The latter example isn’t hypothetical, sadly. A British man named Reece Elliott has admitted to a British crown court that he did that very thing, pleading guilty to one count of threatening to kill and eight of sending grossly offensive messages as a result of his online actions in the weeks following the Sandy Hook school shooting in Newtown, Connecticut.

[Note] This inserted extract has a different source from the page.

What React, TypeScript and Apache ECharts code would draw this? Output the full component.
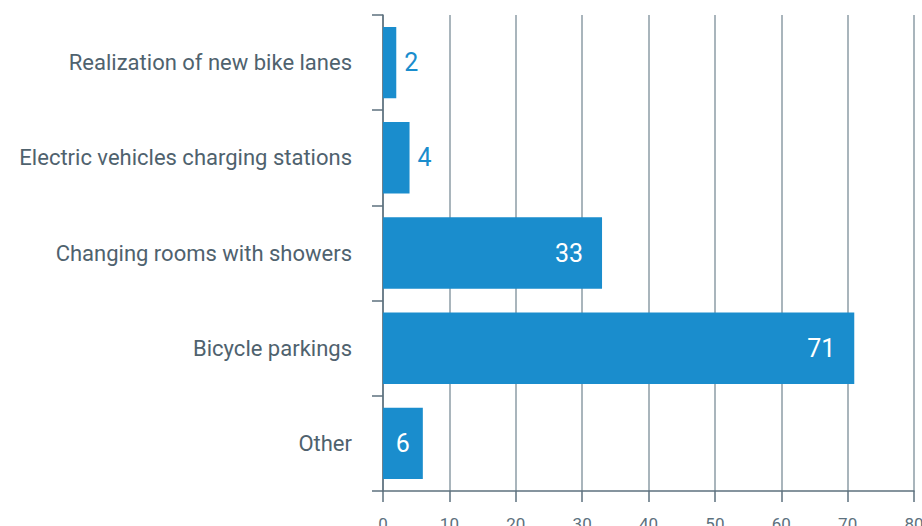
import React, { useEffect, useRef } from "react";
import * as echarts from "echarts";

const categories = [
  "Realization of new bike lanes",
  "Electric vehicles charging stations",
  "Changing rooms with showers",
  "Bicycle parkings",
  "Other",
];
const values = [2, 4, 33, 71, 6];
const insideLabel = [false, false, true, true, true];

const BLUE = "#1a8dcd";

export default function App() {
  const ref = useRef<HTMLDivElement>(null);
  useEffect(() => {
    if (!ref.current) return;
    const chart = echarts.init(ref.current, null, { renderer: "svg" });
    chart.setOption({
      animation: false,
      grid: {
        left: 383,
        right: 8,
        top: 15,
        bottom: 35,
        containLabel: false,
        outerBoundsMode: "none",
      },
      xAxis: {
        type: "value",
        min: 0,
        max: 80,
        interval: 10,
        axisLine: { show: true, lineStyle: { color: "#5d717e", width: 1.5 } },
        axisTick: { show: true, length: 11, lineStyle: { color: "#5d717e", width: 1.5 } },
        splitLine: { show: true, lineStyle: { color: "#8d9ca6", width: 1.5 } },
        axisLabel: {
          color: "#5d717e",
          fontSize: 17,
          margin: 24,
          fontFamily: "Roboto",
        },
      },
      yAxis: {
        type: "category",
        data: categories,
        inverse: true,
        axisLine: { show: true, lineStyle: { color: "#5d717e", width: 1.5 } },
        axisTick: { show: true, length: 11, lineStyle: { color: "#5d717e", width: 1.5 } },
        axisLabel: {
          color: "#4f626e",
          fontSize: 22,
          margin: 31,
          fontFamily: "Roboto",
        },
      },
      series: [
        {
          type: "bar",
          barCategoryGap: "25%",
          itemStyle: { color: BLUE },
          data: values.map((v, i) => ({
            value: v,
            label: insideLabel[i]
              ? {
                  show: true,
                  position: "insideRight",
                  distance: v < 10 ? 13 : 19,
                  color: "#ffffff",
                  fontSize: 25,
                  fontFamily: "Roboto",
                }
              : {
                  show: true,
                  position: "right",
                  distance: 8,
                  color: BLUE,
                  fontSize: 25,
                  fontFamily: "Roboto",
                },
          })),
        },
      ],
    });
    return () => chart.dispose();
  }, []);
  return (
    <div
      ref={ref}
      style={{ position: "absolute", left: 0, top: 0, width: 922, height: 526 }}
    />
  );
}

Elliott, a 24 year-old father of one, posted messages under a false name on a tribute page to Caitlin Talley, a 17 year-old high school student at Warren County High School in Tennessee who had died in a car accident last October. In one message, he wrote “I’m glad the fat bitch is dead. Let’s drink to drink-driving. No-one gives a shit that she’s dead, get over it. If I was there now I would rape you.” In another, he wrote “My father has three guns. I’m planning on killing him first and putting him in a dumpster. Then I’m taking the motor and I’m going in fast. I’m gonna kill hopefully at least 200 before I kill myself. So you want to tell the deputy, I’m on my way.” In a third, “I’m killing 200 people minimum at school. I will be on CNN.”
As a result of Elliott’s messages, schools across the area went into lockdown, with around 3,000 children kept home by worried parents. “Inquiries made by the FBI and Homeland Security managed to trace the user name to an address in this area,” said Gary Buckley, the lawyer prosecuting Elliott. “The American authorities contacted police and various inquiries were made in order to identify who made these postings. It would appear that Reece Elliott was well aware that he was wanted. He handed himself into South Shields police station.”
Buckley continued, “He confirmed he did post the postings on Facebook and therefore did make these threats but he didn’t expect the threats to be taken seriously and didn’t expect them to cause the reaction they did.”
Elliott remains in custody, awaiting sentencing on June 10. According to Judge James Goss QC, “A prison sentence is of course the inevitable sentence in respect of these offenses.”